Although the U.S. president is frequently sued in his governmental capacity, he normally is not sued in his personal capacity as being personally liable. In 1982, the Supreme Court held in Nixon v. Fitzgerald that the president enjoys absolute immunity from civil litigation for official acts undertaken while in office. The Court suggested that this immunity was broad (though not limitless), applying to acts within the "outer perimeter" of the president's official duties. Fifteen years after Fitzgerald, the Supreme Court held in Clinton v. Jones that the president does not possess absolute immunity from civil litigation surrounding acts he carried out that were not part of his official duties (which is often incorrectly presented as referring only to acts carried out before becoming president). The 2020 Supreme Court decision in Trump v. Vance held that the president is subject to subpoenas in criminal prosecutions for personal conduct with the same legal threshold as anyone else.

The extent to which presidential immunity applies to criminal offenses was disputed. There are non-contemporaneous reports that Ulysses S. Grant was arrested for speeding by horse while in office, although the historicity of this narrative is unclear. There have been criminal investigations of three sitting presidents (Richard Nixon, Bill Clinton, and Donald Trump), but no prosecutions. Memoranda from the Office of Legal Counsel issued in 1973 and 2000 internally prohibit the Department of Justice from prosecuting a president, which some legal scholars have criticized but others have endorsed.

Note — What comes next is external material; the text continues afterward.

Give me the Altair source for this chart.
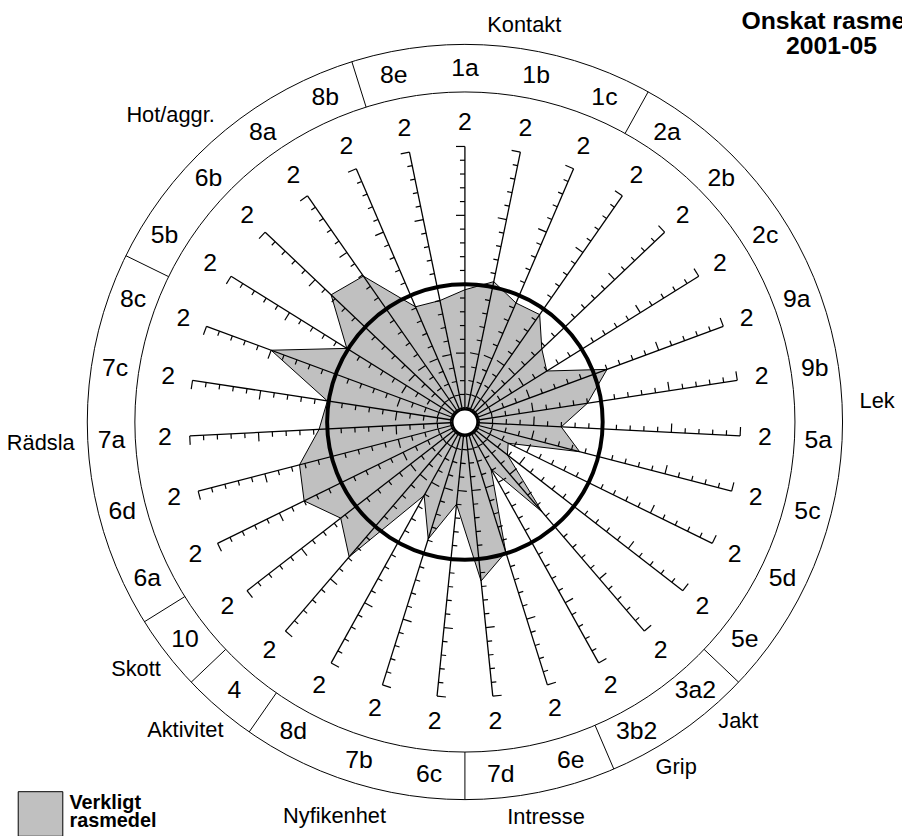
import numpy as np
import pandas as pd
import altair as alt

# ---------------- data ----------------
items = ["1a", "1b", "1c", "2a", "2b", "2c", "9a", "9b", "5a", "5c", "5d", "5e",
         "3a2", "3b2", "6e", "7d", "6c", "7b", "8d", "4", "10", "6a", "6d", "7a",
         "7c", "8c", "5b", "6b", "8a", "8b", "8e"]
actual = [0.96, 1.04, 0.94, 0.95, 0.77, 0.70, 1.10, 0.90, 0.70, 0.86, 0.35, 0.39,
          0.86, 0.39, 0.99, 1.16, 0.60, 0.89, 0.61, 1.29, 1.14, 1.30, 1.24, 1.06,
          1.01, 1.50, 1.01, 1.34, 1.29, 0.91, 0.90]
sections = (["Kontakt"] * 3 + ["Lek"] * 9 + ["Jakt/Grip"] * 2 + ["Intresse"] * 2 +
            ["Nyfikenhet"] * 3 + ["Aktivitet"] + ["Skott"] + ["Rädsla"] * 5 +
            ["Hot/aggr."] * 4 + ["Kontakt"])
desired_level = 1.0
scale_max = 2.0
scale_step = 0.1
max_label = "2"
group_names = ["Kontakt", "Lek", "Jakt", "Grip", "Intresse", "Nyfikenhet",
               "Aktivitet", "Skott", "Rädsla", "Hot/aggr."]
title_lines = ["Onskat rasmedel", "2001-05"]
legend_lines = ["Verkligt", "rasmedel"]

# ---------------- layout ----------------
CX, CY = 469.0, 422.0
U = 139.0
R_IN, R_OUT = 333.0, 381.0
R_ITEM, R_MAX = 357.0, 303.0
HOLE = 12.5
GROUP_ANCHOR = {"Kontakt": (8.5, 405), "Lek": (87.1, 416.5), "Jakt": (137.6, 409),
                "Grip": (148.5, 408), "Intresse": (168.4, 407),
                "Nyfikenhet": (198.3, 419), "Aktivitet": (222.2, 420),
                "Skott": (233.1, 415), "Rädsla": (267.2, 428.5),
                "Hot/aggr.": (316.2, 429)}
FONT = "Liberation Sans"
GREY = "#c0c0c0"

n = len(items)
step = 360.0 / n
ang = np.deg2rad(np.arange(n) * step)


def px(r, a):
    return CX + r * np.sin(a)


def py(r, a):
    return CY - r * np.cos(a)


xs = alt.Scale(domain=[8, 910], nice=False, zero=False)
ys = alt.Scale(domain=[836, 8], nice=False, zero=False)


def XY(x="x", y="y"):
    return dict(x=alt.X(x, type="quantitative", scale=xs, axis=None),
                y=alt.Y(y, type="quantitative", scale=ys, axis=None))


# polygon
vals = np.array(actual) * U
poly_df = pd.DataFrame({"i": np.arange(n), "item": items,
                        "x": px(vals, ang), "y": py(vals, ang)})

# spokes, ticks, separators
rows = []
nt = int(round(scale_max / scale_step))
for i, a in enumerate(ang):
    rows.append(dict(x=px(0, a), y=py(0, a), x2=px(scale_max * U, a),
                     y2=py(scale_max * U, a), w=1.3))
    for k in range(1, nt + 1):
        r = k * scale_step * U
        L = 9 if k % 5 == 0 else 5
        bx, by = px(r, a), py(r, a)
        rows.append(dict(x=bx, y=by, x2=bx - L * np.cos(a), y2=by - L * np.sin(a), w=1.2))
for i in range(n):
    if sections[i] != sections[(i + 1) % n]:
        a = np.deg2rad((i + 0.5) * step)
        rows.append(dict(x=px(R_IN, a), y=py(R_IN, a), x2=px(R_OUT, a),
                         y2=py(R_OUT, a), w=1.0))
seg_df = pd.DataFrame(rows)

circ_df = pd.DataFrame({"r": [R_OUT, R_IN, desired_level * U], "w": [1.0, 1.0, 4.0]})
circ_df["x"] = CX
circ_df["y"] = CY
circ_df["s"] = (2 * circ_df["r"]) ** 2

hole_df = pd.DataFrame({"x": [CX], "y": [CY], "s": [(2 * HOLE) ** 2]})

maxlbl_df = pd.DataFrame({"x": px(R_MAX, ang), "y": py(R_MAX, ang), "t": [max_label] * n})
item_df = pd.DataFrame({"x": px(R_ITEM, ang), "y": py(R_ITEM, ang), "t": items})
g_ang = np.deg2rad([GROUP_ANCHOR[g][0] for g in group_names])
g_r = np.array([GROUP_ANCHOR[g][1] for g in group_names])
group_df = pd.DataFrame({"x": px(g_r, g_ang), "y": py(g_r, g_ang), "t": group_names})

title_df = pd.DataFrame({"x": [748, 793], "y": [25, 51], "t": title_lines})
leg_sq_df = pd.DataFrame({"x": [40.8], "y": [817.5]})
leg_txt_df = pd.DataFrame({"x": [70, 70], "y": [812, 831], "t": legend_lines})

poly = alt.Chart(poly_df).mark_line(
    interpolate="linear-closed", fill=GREY, stroke="black", strokeWidth=1
).encode(order="i:Q", **XY())

rules = alt.Chart(seg_df).mark_rule(color="black").encode(
    x2="x2:Q", y2="y2:Q", strokeWidth=alt.StrokeWidth("w:Q", scale=None), **XY())

circles = alt.Chart(circ_df).mark_point(shape="circle", filled=False, color="black",
                                        opacity=1).encode(
    size=alt.Size("s:Q", scale=None),
    strokeWidth=alt.StrokeWidth("w:Q", scale=None), **XY())

hole = alt.Chart(hole_df).mark_point(shape="circle", fill="white", stroke="black",
                                     strokeWidth=2, opacity=1, fillOpacity=1).encode(
    size=alt.Size("s:Q", scale=None), **XY())

maxlbl = alt.Chart(maxlbl_df).mark_text(font=FONT, fontSize=25, align="center",
                                        baseline="middle", color="black").encode(
    text="t:N", **XY())
itemlbl = alt.Chart(item_df).mark_text(font=FONT, fontSize=25, align="center",
                                       baseline="middle", color="black").encode(
    text="t:N", **XY())
grouplbl = alt.Chart(group_df).mark_text(font=FONT, fontSize=22, align="center",
                                         baseline="middle", color="black").encode(
    text="t:N", **XY())
title = alt.Chart(title_df).mark_text(font=FONT, fontSize=25, fontWeight="bold",
                                      align="left", baseline="alphabetic",
                                      color="black").encode(text="t:N", **XY())
leg_sq = alt.Chart(leg_sq_df).mark_point(shape="square", size=45 * 45, fill=GREY,
                                         stroke="black", strokeWidth=1, opacity=1,
                                         fillOpacity=1).encode(**XY())
leg_txt = alt.Chart(leg_txt_df).mark_text(font=FONT, fontSize=20, fontWeight="bold",
                                          align="left", baseline="alphabetic",
                                          color="black").encode(text="t:N", **XY())

chart = alt.layer(poly, rules, circles, hole, maxlbl, itemlbl, grouplbl, title,
                  leg_sq, leg_txt).properties(
    width=902, height=828, padding=0,
    autosize=alt.AutoSizeParams(type="none")
).configure_view(stroke=None)

chart.save("out.html", embed_options={"renderer": "svg", "actions": False})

In defense against federal criminal prosecution for his alleged 2020 election subversion, in January 2024 Donald Trump argued to the DC Circuit Court of Appeals that a president enjoys absolute immunity for criminal acts conducted while in office. The next month, a three-judge panel of the court unanimously ruled against Trump. It was the first time an appeals court had addressed such a presidential immunity matter, since no other sitting or former president had ever been criminally indicted.

In Trump v. United States, on July 1, 2024, the Supreme Court ruled that presidents were entitled to absolute immunity from exercising core powers enumerated by the constitution, presumption of immunity for "outer perimeter" actions, and no immunity for unofficial actions. The case was sent back to lower courts to determine which actions in the criminal complaint should be classified as official vs. unofficial. The ruling was the first time the courts granted a president criminal immunity.

=== Prosecutorial immunity ===

In 1976, the Supreme Court ruled in Imbler v. Pachtman that prosecutors cannot be sued for injuries caused by their official actions during trial. For instance, a prosecutor cannot be sued for purposely withholding exculpatory evidence, even if that act results in a wrongful conviction. Absolute prosecutorial immunity also exists for acts closely related to the criminal process' judicial phase.

However, the Supreme Court has held that prosecutors do not enjoy absolute immunity when they act as investigators by engaging in activities associated more closely with police functions. Further, the U.S. Court of Appeals for the First Circuit held in a 2019 decision that a prosecutor is not entitled to absolute prosecutorial discretion when performing purely administrative functions concerning a criminal prosecution. Additionally, the Seventh Circuit has ruled that a prosecutor is not immune from liability for fabricating evidence during pre-trial investigations and then introducing that evidence at trial.

=== Judicial immunity ===

Absolute judicial immunity applies when judges act in their judicial capacity, but not when they take executive actions like leading a search or personally jailing people. A judge enjoys this immunity when they exceed their jurisdiction, but not when they act without any jurisdiction. Judicial immunity also extends to non-judges when they act in a judicial or quasi-judicial capacity, such as a court-appointed referee in an equitable distribution case. Determining whether someone is acting in a judicial capacity and thus deserves absolute immunity requires using a functional test; that is, one must determine whether the person is acting functionally similarly to a judge.

=== Testimonial immunity ===
In 2019, the Trump administration resisted efforts by House Democrats to compel Trump aides to testify, asserting that close aides to the president enjoy absolute immunity from providing testimony to Congress. But a federal judge ruled against the administration, stating that close presidential advisors—even those working in national security—do not possess absolute immunity from testifying in congressional inquiries, though these officials may invoke executive privilege whenever it is appropriate. The U.S. Department of Justice is appealing the decision. Previously, both Republican and Democratic presidential administrations had asserted absolute immunity in contexts like this, but the doctrine has been mostly untested in the judiciary.

== Controversy ==
Some scholars urge courts to reconsider the scope of certain forms of absolute immunity, particularly prosecutorial immunity. They insist that absolute prosecutorial immunity is not supported by either public policy or history, and that applying this doctrine in everyday situations is needlessly unworkable. Meanwhile, others push back, arguing that prosecutorial immunity is necessary to protect public servants from frivolous lawsuits.